L’exposition des photographies de Diane Arbus au Jeu de Paume propose une vision complète et ouverte de son œuvre. Au-delà des icônes qui ont fait son succès public, l’exposition permet de traverser librement une œuvre vibrante et obsessionnelle. L’individu qui habitait les images de Lisette Model était étrange, mais le monde faisait encore écho à son étrangeté. Chez Diane Arbus, son élève, le rapport entre le monde et celui qui l’habite est discordant, il est la source d’un conflit irréductible.

Il faut saluer la qualité de l’exposition Diane Arbus, étape française d’une longue suite d’expositions et qui pose avec finesse l’entrée de la photographe Américaine dans le gotha de l’art du XXe siècle. Le mérite est d’autant plus grand que cette fortune publique et critique intervient après une flambée des prix de ses tirages qui se vendent aujourd’hui à des prix débordant le seul marché de la photographie pour tutoyer les premiers cercles du marché de l’art. Le Jeu de Paume propose une approche sobre du travail, un nombre de photographies suffisant pour être appréhendé, un parcours qui s’éloigne de la chronologie sans pour autant mettre en avant des icônes surreprésentées. L’affluence de visiteurs ne permet pas de saisir la composition des salles, mais le parcours déroule une lecture fraîche de l’œuvre.

On y retrouve la galerie emblématique des personnages de Diane Arbus. Fascinée par l’humain la photographe met en lumière, l’humanité et ses franges. Elle éclaire d’une lumière vive qui réussit à être à la fois crue et respectueuse, des familles à part, monstres de foire, nudistes, handicapés. Chez les anonymes, elle fait ressortir des traits dont on ne sait dire s’ils relèvent de la force ou de la faiblesse, tel ce jeune manifestant dont on ne sait si on plaint la fragilité ou si l’on craint les courtes vues politiques.

Il y a un paradoxe chez Diane Arbus qui montre les misfits d’une société qui les regarde, mais les accepte rarement. Par le regard qu’elle porte, on reçoit souvent ses portraits comme une donnée sans friction : L’homme tatoué, la femme sans tête seraient dans le cadre de l’image comme dans un havre où leur existence n’est plus questionnée. Pourtant Les images n’ont pas cette simplicité, leur inscription constante dans les magazines plutôt que sur les murs des galeries, montre s’il le faut sa volonté de confronter ses sujets au commun. Mais la question se retrouve aussi au cœur des images. Ce qui apparaît n’est jamais l’individu seul, ce n’est jamais l’individu dans son environnement, c’est cet individu au seuil du groupe, à la lisière.

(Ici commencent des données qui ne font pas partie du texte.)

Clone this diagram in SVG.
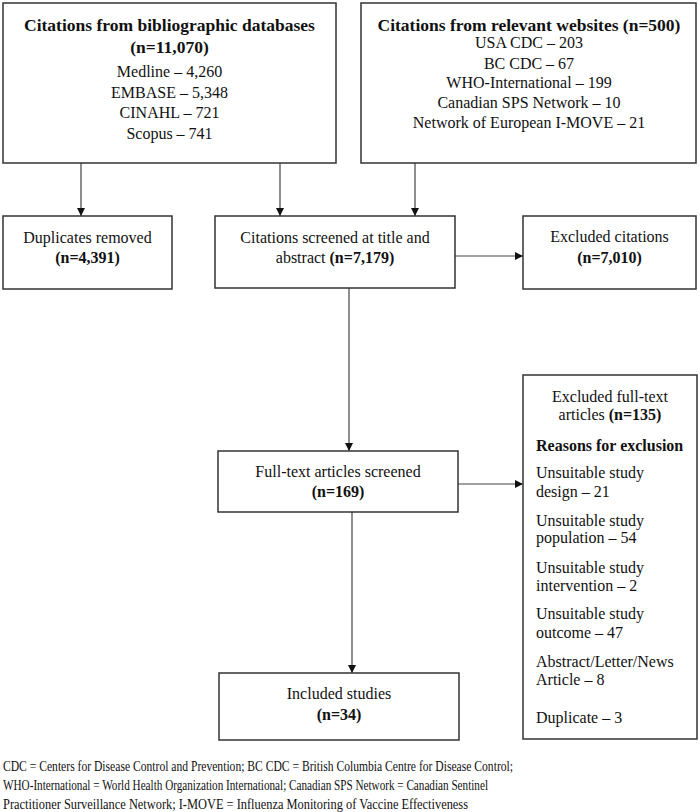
<svg xmlns="http://www.w3.org/2000/svg" width="700" height="812" viewBox="0 0 700 812">
<style>
  .box { fill: #ffffff; stroke: #333333; stroke-width: 1.5; }
  .t { font-family: "Liberation Serif", "Times New Roman", serif; font-size: 16px; fill: #111111; }
  .c { text-anchor: middle; }
  .h { font-size: 17.5px; font-weight: bold; }
  .b { font-weight: bold; }
  .fn { font-family: "Liberation Serif", "Times New Roman", serif; font-size: 15px; fill: #111111; }
  .conn { stroke: #444444; stroke-width: 1.2; fill: none; marker-end: url(#arrow); }
</style>
<defs>
  <marker id="arrow" markerUnits="userSpaceOnUse" markerWidth="9" markerHeight="9" refX="8" refY="4" orient="auto">
    <path d="M0,0 L8,4 L0,8 Z" fill="#111111"/>
  </marker>
</defs>
<rect width="700" height="812" fill="#ffffff"/>

<g id="connectors">
  <line class="conn" x1="81" y1="163" x2="81" y2="216"/>
  <line class="conn" x1="280" y1="163" x2="280" y2="216"/>
  <line class="conn" x1="415" y1="163" x2="415" y2="216"/>
  <line class="conn" x1="455" y1="256" x2="523" y2="256"/>
  <line class="conn" x1="349" y1="288" x2="349" y2="451"/>
  <line class="conn" x1="458" y1="484" x2="523" y2="484"/>
  <line class="conn" x1="352" y1="512" x2="352" y2="673"/>
</g>

<g id="databases">
  <rect class="box" x="3" y="3" width="333" height="160"/>
  <text class="t h c" x="169.5" y="31">Citations from bibliographic databases</text>
  <text class="t c" x="169.5" y="53"><tspan class="h">(n=11,070)</tspan></text>
  <text class="t c" x="169.5" y="77">Medline – 4,260</text>
  <text class="t c" x="169.5" y="98">EMBASE – 5,348</text>
  <text class="t c" x="169.5" y="118">CINAHL – 721</text>
  <text class="t c" x="169.5" y="139">Scopus – 741</text>
</g>

<g id="websites">
  <rect class="box" x="361" y="3" width="335" height="160"/>
  <text class="t h c" x="529" y="31">Citations from relevant websites (n=500)</text>
  <text class="t c" x="529" y="48">USA CDC – 203</text>
  <text class="t c" x="529" y="69">BC CDC – 67</text>
  <text class="t c" x="529" y="88">WHO-International – 199</text>
  <text class="t c" x="529" y="108">Canadian SPS Network – 10</text>
  <text class="t c" x="529" y="128">Network of European I-MOVE – 21</text>
</g>

<g id="duplicates">
  <rect class="box" x="3" y="216" width="169" height="73"/>
  <text class="t c" x="87.5" y="243">Duplicates removed</text>
  <text class="t c b" x="87.5" y="263">(n=4,391)</text>
</g>

<g id="screened">
  <rect class="box" x="215" y="216" width="240" height="72"/>
  <text class="t c" x="335" y="243">Citations screened at title and</text>
  <text class="t c" x="335" y="263">abstract <tspan class="b">(n=7,179)</tspan></text>
</g>

<g id="excluded-citations">
  <rect class="box" x="523" y="216" width="173" height="73"/>
  <text class="t c" x="609.5" y="242">Excluded citations</text>
  <text class="t c b" x="609.5" y="263">(n=7,010)</text>
</g>

<g id="fulltext">
  <rect class="box" x="218" y="451" width="240" height="61"/>
  <text class="t c" x="338" y="477">Full-text articles screened</text>
  <text class="t c b" x="338" y="497">(n=169)</text>
</g>

<g id="excluded-fulltext">
  <rect class="box" x="523" y="375" width="174" height="364"/>
  <text class="t c" x="610" y="402">Excluded full-text</text>
  <text class="t c" x="610" y="420">articles <tspan class="b">(n=135)</tspan></text>
  <text class="t b" x="536" y="451">Reasons for exclusion</text>
  <text class="t" x="536" y="478">Unsuitable study</text>
  <text class="t" x="536" y="497">design – 21</text>
  <text class="t" x="536" y="526">Unsuitable study</text>
  <text class="t" x="536" y="543">population – 54</text>
  <text class="t" x="536" y="573">Unsuitable study</text>
  <text class="t" x="536" y="591">intervention – 2</text>
  <text class="t" x="536" y="619">Unsuitable study</text>
  <text class="t" x="536" y="638">outcome – 47</text>
  <text class="t" x="536" y="667">Abstract/Letter/News</text>
  <text class="t" x="536" y="685">Article – 8</text>
  <text class="t" x="536" y="723">Duplicate – 3</text>
</g>

<g id="included">
  <rect class="box" x="219" y="673" width="240" height="67"/>
  <text class="t c" x="339" y="699">Included studies</text>
  <text class="t c b" x="339" y="720">(n=34)</text>
</g>

<g id="footnote">
  <text class="fn" x="3" y="771" textLength="510" lengthAdjust="spacingAndGlyphs">CDC = Centers for Disease Control and Prevention; BC CDC = British Columbia Centre for Disease Control;</text>
  <text class="fn" x="3" y="790" textLength="485" lengthAdjust="spacingAndGlyphs">WHO-International = World Health Organization International; Canadian SPS Network = Canadian Sentinel</text>
  <text class="fn" x="3" y="809" textLength="465" lengthAdjust="spacingAndGlyphs">Practitioner Surveillance Network; I-MOVE = Influenza Monitoring of Vaccine Effectiveness</text>
</g>
</svg>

Arbus ne photographie jamais seulement un sujet, elle photographie un état particulier de ce sujet. Elle ne le met pas en scène, mais elle le met en situation. L’individu chez Diane Arbus est montré contraint par son rôle. Dans tout groupe social, il apparaît nécessaire de se costumer pour exister. Ainsi parcourir librement l’œuvre d’Arbus c’est parcourir une galerie de masques, de déguisements et de travestissements. Ses personnages sont dans des loges, des chambres d’hôtel, toujours « sur le point de ». Vêtus ou non, ils sont souvent pris dans cet état intermédiaire de préparation ou leur peau même apparaît comme un costume. Comme les vêtements trop grands des adolescents, les lieux ne sont pas taillés pour l’homme : Arbus photographie les décors de Disneyland, la nature est un No man’s Land abstrait, et même le foyer, si l’on pense à l’emblématique portrait du géant, est devenu inhabitable.

Dans les images d’Arbus, le bord vient peser sur le centre. Il faut savoir décentrer le regard pour comprendre le mécanisme de ses images les pressions qui s’exercent sur le sujet. Toutes les strates de la société sont des sujets d’étude car, au-delà des catégories, chaque image pointe la même friction entre l’être et son entourage, une intranquillité que la photographie ne peut que surprendre et suspendre, un temps seulement.